● **Set task**:
Extract only the first line of the listing and every line after it up to and including the one with "rest_a_2012_err = [1.35, 2.6, 4.3]". Omit the pictures.

● **Information provided**:
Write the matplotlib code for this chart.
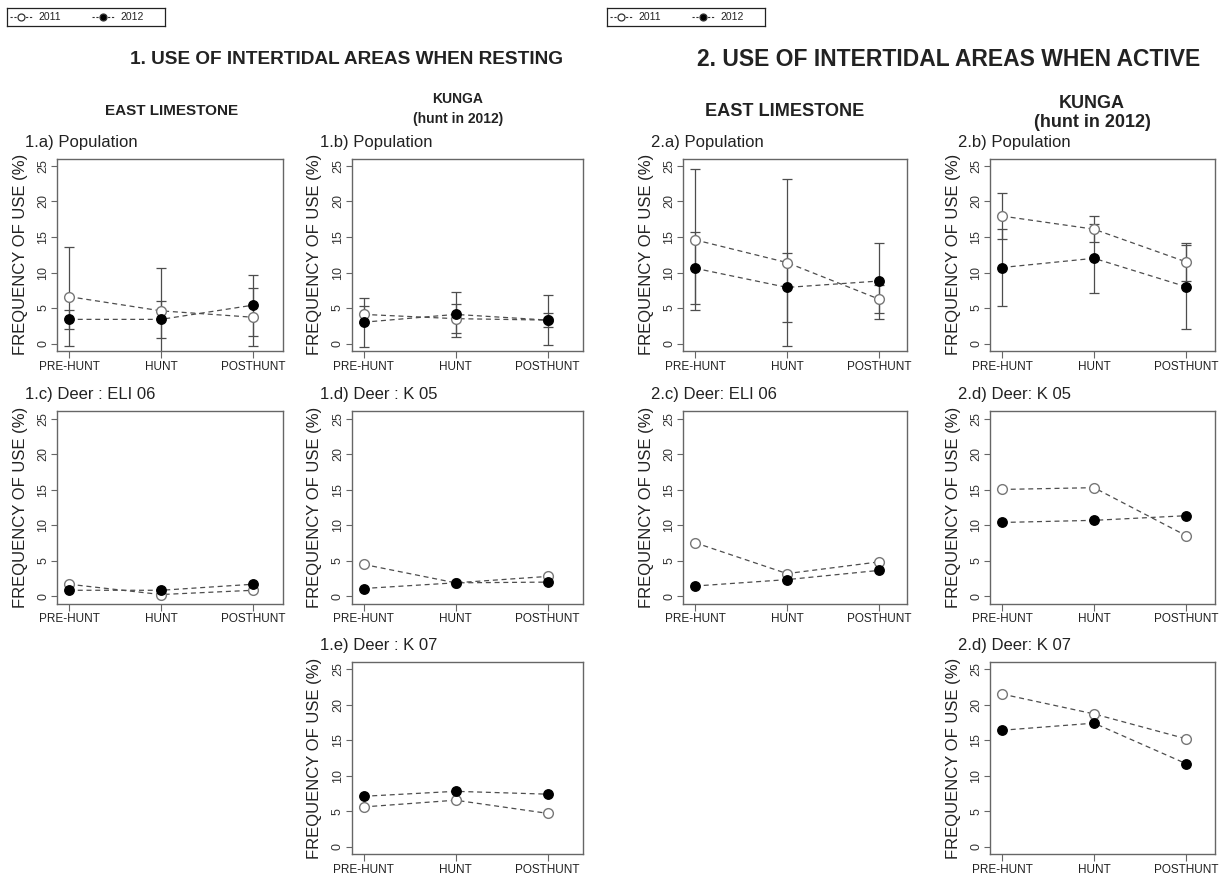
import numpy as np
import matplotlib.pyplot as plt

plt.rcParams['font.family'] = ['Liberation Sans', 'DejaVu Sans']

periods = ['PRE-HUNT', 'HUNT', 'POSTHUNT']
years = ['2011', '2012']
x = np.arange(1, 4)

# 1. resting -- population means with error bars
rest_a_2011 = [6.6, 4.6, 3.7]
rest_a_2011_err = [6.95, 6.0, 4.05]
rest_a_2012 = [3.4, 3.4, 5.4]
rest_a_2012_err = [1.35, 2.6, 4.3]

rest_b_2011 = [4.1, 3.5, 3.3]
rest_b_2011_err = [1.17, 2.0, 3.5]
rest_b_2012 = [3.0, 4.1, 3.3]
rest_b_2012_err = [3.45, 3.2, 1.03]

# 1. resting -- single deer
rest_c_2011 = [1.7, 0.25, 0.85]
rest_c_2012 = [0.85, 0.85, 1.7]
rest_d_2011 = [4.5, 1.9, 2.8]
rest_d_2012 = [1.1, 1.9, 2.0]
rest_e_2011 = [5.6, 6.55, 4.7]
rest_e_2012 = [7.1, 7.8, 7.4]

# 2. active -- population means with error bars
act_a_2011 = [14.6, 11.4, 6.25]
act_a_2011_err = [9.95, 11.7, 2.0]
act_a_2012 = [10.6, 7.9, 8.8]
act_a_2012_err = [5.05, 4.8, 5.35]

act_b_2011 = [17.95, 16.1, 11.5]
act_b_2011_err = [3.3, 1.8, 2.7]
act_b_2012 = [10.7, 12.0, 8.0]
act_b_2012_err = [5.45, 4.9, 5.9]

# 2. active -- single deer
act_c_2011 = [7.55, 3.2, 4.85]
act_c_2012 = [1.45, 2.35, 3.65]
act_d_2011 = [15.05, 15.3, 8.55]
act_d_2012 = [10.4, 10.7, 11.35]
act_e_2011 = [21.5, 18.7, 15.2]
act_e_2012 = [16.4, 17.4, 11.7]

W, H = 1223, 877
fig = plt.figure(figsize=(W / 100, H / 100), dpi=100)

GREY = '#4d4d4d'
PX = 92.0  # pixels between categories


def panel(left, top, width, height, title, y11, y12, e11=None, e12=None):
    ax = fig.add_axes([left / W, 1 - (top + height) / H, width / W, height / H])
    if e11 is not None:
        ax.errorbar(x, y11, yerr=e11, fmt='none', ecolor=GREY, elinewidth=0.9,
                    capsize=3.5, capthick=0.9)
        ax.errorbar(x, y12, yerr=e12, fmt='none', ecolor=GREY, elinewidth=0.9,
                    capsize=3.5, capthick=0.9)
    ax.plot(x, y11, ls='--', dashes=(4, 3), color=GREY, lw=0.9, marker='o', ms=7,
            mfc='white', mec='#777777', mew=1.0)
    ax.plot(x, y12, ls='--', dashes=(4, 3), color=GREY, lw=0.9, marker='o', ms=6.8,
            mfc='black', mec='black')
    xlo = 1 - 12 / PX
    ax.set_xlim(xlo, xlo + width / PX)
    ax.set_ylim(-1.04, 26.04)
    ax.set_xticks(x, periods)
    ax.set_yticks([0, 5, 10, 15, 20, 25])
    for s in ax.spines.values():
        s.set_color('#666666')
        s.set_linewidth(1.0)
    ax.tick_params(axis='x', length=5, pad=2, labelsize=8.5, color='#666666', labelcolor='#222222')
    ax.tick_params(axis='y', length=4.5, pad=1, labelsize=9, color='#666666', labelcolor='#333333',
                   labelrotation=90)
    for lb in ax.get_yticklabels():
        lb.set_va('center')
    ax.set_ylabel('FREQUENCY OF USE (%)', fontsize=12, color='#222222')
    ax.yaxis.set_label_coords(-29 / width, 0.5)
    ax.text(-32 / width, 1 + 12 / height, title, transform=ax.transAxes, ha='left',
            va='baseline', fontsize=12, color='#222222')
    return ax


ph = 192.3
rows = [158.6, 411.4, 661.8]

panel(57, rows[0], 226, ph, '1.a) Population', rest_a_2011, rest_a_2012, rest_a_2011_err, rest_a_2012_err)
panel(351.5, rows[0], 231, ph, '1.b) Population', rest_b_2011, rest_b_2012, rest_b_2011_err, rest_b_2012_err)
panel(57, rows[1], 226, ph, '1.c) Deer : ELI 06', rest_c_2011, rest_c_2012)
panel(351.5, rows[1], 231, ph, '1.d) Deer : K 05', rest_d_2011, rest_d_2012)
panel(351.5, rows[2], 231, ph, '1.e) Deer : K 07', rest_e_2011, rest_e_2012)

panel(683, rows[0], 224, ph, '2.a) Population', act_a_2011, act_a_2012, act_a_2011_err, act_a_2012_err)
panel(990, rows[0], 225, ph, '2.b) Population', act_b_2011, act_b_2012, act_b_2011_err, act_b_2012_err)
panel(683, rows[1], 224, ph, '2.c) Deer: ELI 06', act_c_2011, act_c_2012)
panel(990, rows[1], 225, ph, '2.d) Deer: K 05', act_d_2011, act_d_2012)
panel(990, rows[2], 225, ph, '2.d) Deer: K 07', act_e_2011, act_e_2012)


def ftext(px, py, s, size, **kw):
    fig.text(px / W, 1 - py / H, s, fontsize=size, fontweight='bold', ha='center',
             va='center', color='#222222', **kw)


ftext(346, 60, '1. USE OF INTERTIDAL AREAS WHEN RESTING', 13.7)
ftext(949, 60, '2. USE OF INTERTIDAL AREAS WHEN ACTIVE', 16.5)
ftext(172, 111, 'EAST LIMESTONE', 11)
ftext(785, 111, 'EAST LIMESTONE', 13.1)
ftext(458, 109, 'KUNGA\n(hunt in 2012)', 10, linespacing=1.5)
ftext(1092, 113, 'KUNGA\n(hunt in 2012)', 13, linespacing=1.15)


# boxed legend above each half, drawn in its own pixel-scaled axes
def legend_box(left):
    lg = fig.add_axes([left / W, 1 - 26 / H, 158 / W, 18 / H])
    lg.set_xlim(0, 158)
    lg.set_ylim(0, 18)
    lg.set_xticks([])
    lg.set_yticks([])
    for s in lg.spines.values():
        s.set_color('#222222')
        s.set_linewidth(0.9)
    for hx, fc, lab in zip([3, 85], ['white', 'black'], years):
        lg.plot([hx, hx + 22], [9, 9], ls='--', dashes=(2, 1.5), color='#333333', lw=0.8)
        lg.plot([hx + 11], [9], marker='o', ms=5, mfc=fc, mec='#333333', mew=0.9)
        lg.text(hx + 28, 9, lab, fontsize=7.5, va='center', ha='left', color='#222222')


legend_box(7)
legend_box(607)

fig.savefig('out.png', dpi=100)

● **Correct answer**:
Write the matplotlib code for this chart.
import numpy as np
import matplotlib.pyplot as plt

plt.rcParams['font.family'] = ['Liberation Sans', 'DejaVu Sans']

periods = ['PRE-HUNT', 'HUNT', 'POSTHUNT']
years = ['2011', '2012']
x = np.arange(1, 4)

# 1. resting -- population means with error bars
rest_a_2011 = [6.6, 4.6, 3.7]
rest_a_2011_err = [6.95, 6.0, 4.05]
rest_a_2012 = [3.4, 3.4, 5.4]
rest_a_2012_err = [1.35, 2.6, 4.3]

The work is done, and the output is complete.